The number one stolen vehicle in all of Canada for 2019 was the 2007 Ford F350, revealed The Insurance Bureau of Canada in its annual list of Canada’s Top 10 Stolen Vehicles.
While the Ford 350 pickup truck dominated the list this year and in 2018, IBC’s media relations manager Vanessa Barrasa told Global News, that’s hardly an indication that Ford owners are more likely to suffer theft.
Barrasa said the data is a reflection of “what’s available” for thieves to steal. For example, in Alberta, eight out of the top 10 most stolen vehicles are Ford models because the truck is very common in populous provinces like Alberta, which weighs heavily in the national data.
A lot of the cars on the list predate 2007 because they’re “easier to steal,” said Bryan Gast, national director of investigative services, IBC in an interview.
“2007 is when Canada mandated or legislated that all vehicle manufacturers equip their vehicles with anti-theft” systems.
In Ontario, there is a blend of new and old vehicles, but older model Land Rover Range Rover Sports topped the list. While in Quebec, newer Lexus models are more likely to be stolen.
Across Canada, the oldest vehicle likely to be stolen is the 1999 Honda Civic Hatchback.
As we reported last year, no data was provided for Saskatchewan, British Columbia, Manitoba. Because they use government insurance IBC doesn’t have data on them. The statistics IBC publishes are wholly based on actual insurance claims data collected from IBC's member companies across the country.
The territories would be grouped in the Western results (Alberta) as they are the reporting region for that.

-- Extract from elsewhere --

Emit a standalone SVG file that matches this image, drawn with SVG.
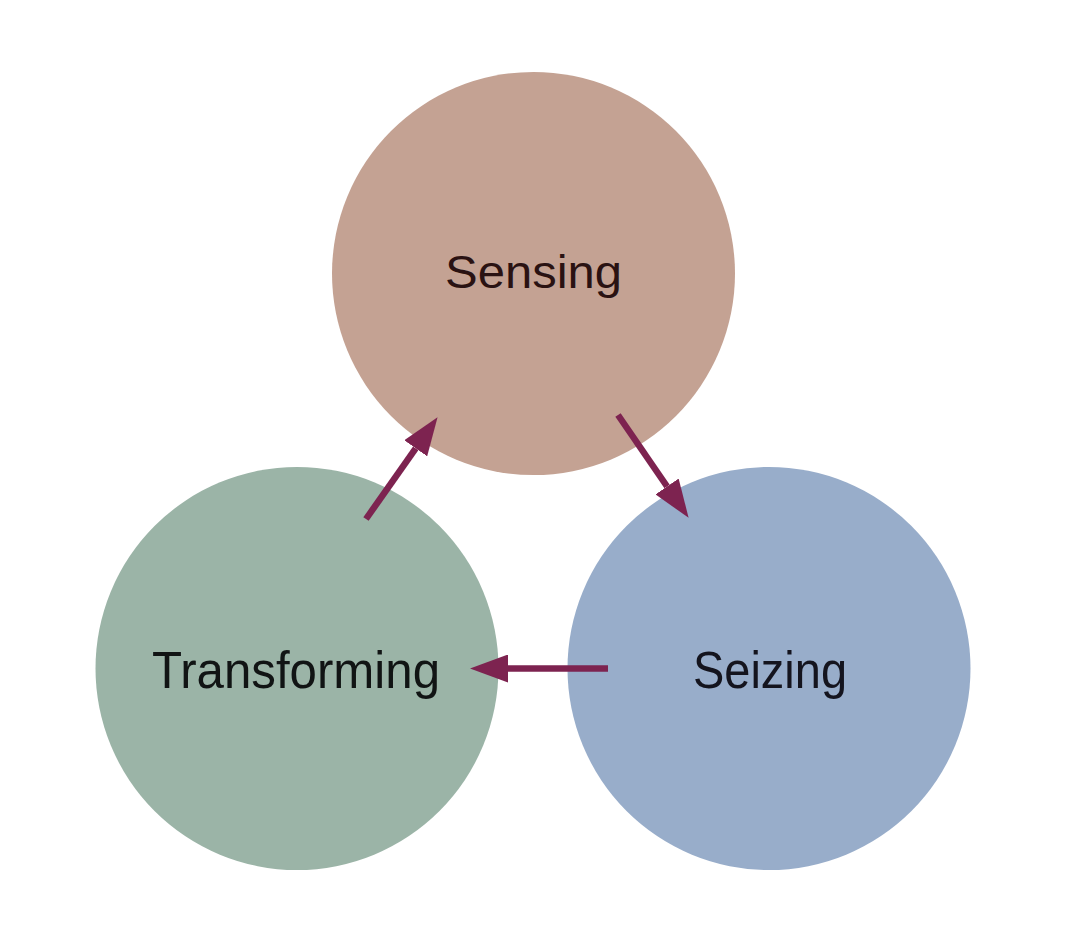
<svg xmlns="http://www.w3.org/2000/svg" width="1085" height="942" viewBox="0 0 1085 942">
<defs>
<style>
.lbl{font-family:"Liberation Sans",Arial,sans-serif;text-anchor:middle}
.arr{stroke:#7d2350;stroke-width:6.5;fill:none;marker-end:url(#head)}
</style>
<marker id="head" markerUnits="userSpaceOnUse" viewBox="0 0 38 28" refX="0" refY="14" markerWidth="38" markerHeight="28" orient="auto">
<path d="M0,0 L38,14 L0,28 Z" fill="#7d2350"/>
</marker>
</defs>
<rect width="1085" height="942" fill="#ffffff"/>
<g id="sensing">
<circle cx="533.5" cy="273.5" r="201.5" fill="#c4a293"/>
<text class="lbl" x="533.5" y="288" font-size="46" fill="#2a1212" textLength="177" lengthAdjust="spacingAndGlyphs">Sensing</text>
</g>
<g id="transforming">
<circle cx="297" cy="668.5" r="201.5" fill="#9bb4a7"/>
<text class="lbl" x="296" y="688" font-size="52" fill="#111414" textLength="288" lengthAdjust="spacingAndGlyphs">Transforming</text>
</g>
<g id="seizing">
<circle cx="769" cy="668.5" r="201.5" fill="#98adca"/>
<text class="lbl" x="770" y="688" font-size="52" fill="#14141e" textLength="154" lengthAdjust="spacingAndGlyphs">Seizing</text>
</g>
<g id="connectors">
<line class="arr" x1="366" y1="519" x2="415.7" y2="448.3"/>
<line class="arr" x1="618" y1="415" x2="667.1" y2="486.5"/>
<line class="arr" x1="608" y1="668.5" x2="508" y2="668.5"/>
</g>
</svg>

Electronic auto theft is on the rise
The bureau said in its press release it found that “technology is having a major impact on vehicle thefts.”
“Criminals are using sophisticated technology to bypass security systems,” Gast said. “That's where you're starting to see the higher end vehicles creep into the top 10 list.”
“Criminals are looking at ways to capture that signal coming from the key fob,” Gast added. “When you store your key fob, don't leave it right at the front entrance of your residence. You can put it in a protective container so it doesn't transmit or can't be transmitted.”
Regardless of how a vehicle is stolen, auto theft costs Canadians close to $1 billion every year, including $542 million for insurers to fix or replace stolen vehicles.
There are a number of steps Canadians can take to help protect themselves from becoming a victim of auto theft, but Gast emphasized that all vehicle owners should remain vigilant.
While higher-end vehicles are being shipped for resale overseas for significant amounts of money he said that vehicles are also stolen for the purposes of joyriding and committing other crimes.
“The fact that your vehicle isn't on that list doesn't necessarily mean that you’re “immune to theft,” he said.
To help prevent theft, Gast emphasized the importance of “being aware of your surroundings because “thieves will look at the opportunities to steal whatever vehicle they can.”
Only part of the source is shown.